According to the “Course Description” for AP Language and Composition released in 2014 by the College Board, an “AP Language and Composition course requires students to become skilled readers of prose written in a variety of rhetorical contexts and skilled writers who compose for a variety of purposes. Both their reading and their writing should make students aware of interactions among a writer’s purposes, reader’s expectations, and an author’s propositional content, as well as the genre conventions and the resources of language that contribute to effectiveness in writing (9).
“At the heart of an AP Language and Composition Course is the reading of a various texts. Reading facilitates informed citizenship and thus increases students’ capacity to enter into consequential conversations with others about meaningful issues. Also contributing to students’ informed citizenship is their ability to gather source materials representing particular conversations and then make their own reasonable and informed contributions to those conversations. Students’ ability to engage with outside sources in their reading, writing, and research is an important measure of their intellectual growth (9).
“While writing represents a significant component of this course, the core skill required is the ability to read well. In reading another writer’s work, students must be able to address four fundamental questions about composition: what is being said? (message); to whom is it being said? (audience); how is it being said? (style); and why is it being said? (purpose). The answers to these questions inform students’ own composition process as they learn to read like writers and write like readers” (9).

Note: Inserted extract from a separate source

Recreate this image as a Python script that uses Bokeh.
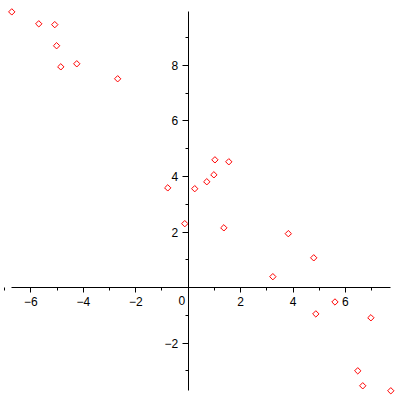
from bokeh.plotting import figure
from bokeh.models import Range1d, FixedTicker, Label
from bokeh.embed import file_html
from bokeh.resources import INLINE
import numpy as np

xs = [-6.73, -5.70, -5.09, -5.02, -4.86, -4.25, -2.69,
      -0.78, -0.13, 0.25, 0.71, 0.98, 1.02, 1.55, 1.36,
      3.23, 3.82, 4.79, 4.87, 5.60, 6.97, 6.47, 6.66, 7.73]
ys = [9.93, 9.50, 9.47, 8.71, 7.95, 8.06, 7.52,
      3.59, 2.30, 3.56, 3.81, 4.06, 4.60, 4.53, 2.15,
      0.39, 1.94, 1.07, -0.95, -0.52, -1.09, -3.00, -3.54, -3.72]

x_major = [-6, -4, -2, 2, 4, 6]
x_minor = [-7, -5, -3, -1, 1, 3, 5, 7]
y_major = [-2, 2, 4, 6, 8]
y_minor = [-3, -1, 1, 3, 5, 7, 9]

p = figure(width=400, height=400, output_backend="svg", toolbar_location=None,
           x_range=Range1d(-7.16, 8.10), y_range=Range1d(-4.07, 10.34),
           min_border=0)
p.outline_line_color = None
p.xgrid.visible = False
p.ygrid.visible = False

p.xaxis.bounds = (min(xs), max(xs))
p.yaxis.bounds = (min(ys), max(ys))

for ax, maj, mnr in ((p.xaxis[0], x_major, x_minor), (p.yaxis[0], y_major, y_minor)):
    ax.fixed_location = 0
    ax.ticker = FixedTicker(ticks=maj, minor_ticks=mnr)
    ax.axis_line_color = "black"
    ax.major_tick_line_color = "black"
    ax.minor_tick_line_color = "black"
    ax.major_tick_in = 0
    ax.minor_tick_in = 0
    ax.major_label_text_font = "Liberation Sans"
    ax.major_label_text_font_size = "12px"
    ax.major_label_text_color = "black"

p.xaxis.major_tick_out = 5
p.xaxis.minor_tick_out = 3
p.xaxis.major_label_standoff = 4
p.yaxis.major_tick_out = 6
p.yaxis.minor_tick_out = 3
p.yaxis.major_label_standoff = 4

p.add_layout(Label(x=0, y=0, text="0", x_offset=-3, y_offset=-8,
                   text_align="right", text_baseline="top",
                   text_font="Liberation Sans", text_font_size="12px",
                   text_color="black"))

p.scatter(xs, ys, marker="square", angle=np.pi / 4, size=4.5,
          fill_color=None, line_color="red", line_width=1)

open("out.html", "w").write(file_html(p, INLINE))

With regard to the type of reading for this course, the College Board suggests texts that represent a clear rhetorical situation, speak to a variety of genres, could be read in an introductory composition course in college, require teacher direction for students to discern meaning, and rate as upper high school level on the Lexile chart (10). With regard to the amount of reading for this course, the College Board suggests students are reading challenging texts every day and are “spending at least 8 hours per week (both inside and outside of class) engaged in their reading and writing.” Students “should gain considerable practice in reading a wide variety of nonfiction texts—from newspaper editorials to critical essays and political treatises—in order to find out what others are thinking, saying, and doing in the world. Familiarity with these conversations will help students become informed and rhetorically competent writers who not only consider the views of others but use writing as a way to formulate and convey their own responses.”
Overall, this course aims to “cultivate the reading and writing skills that students need for college success and for intellectually responsible civic engagement. The course guides students in becoming curious, critical, and responsive readers of diverse texts, and becoming flexible, reflective writers of texts addressed to diverse audiences for diverse purposes” (11).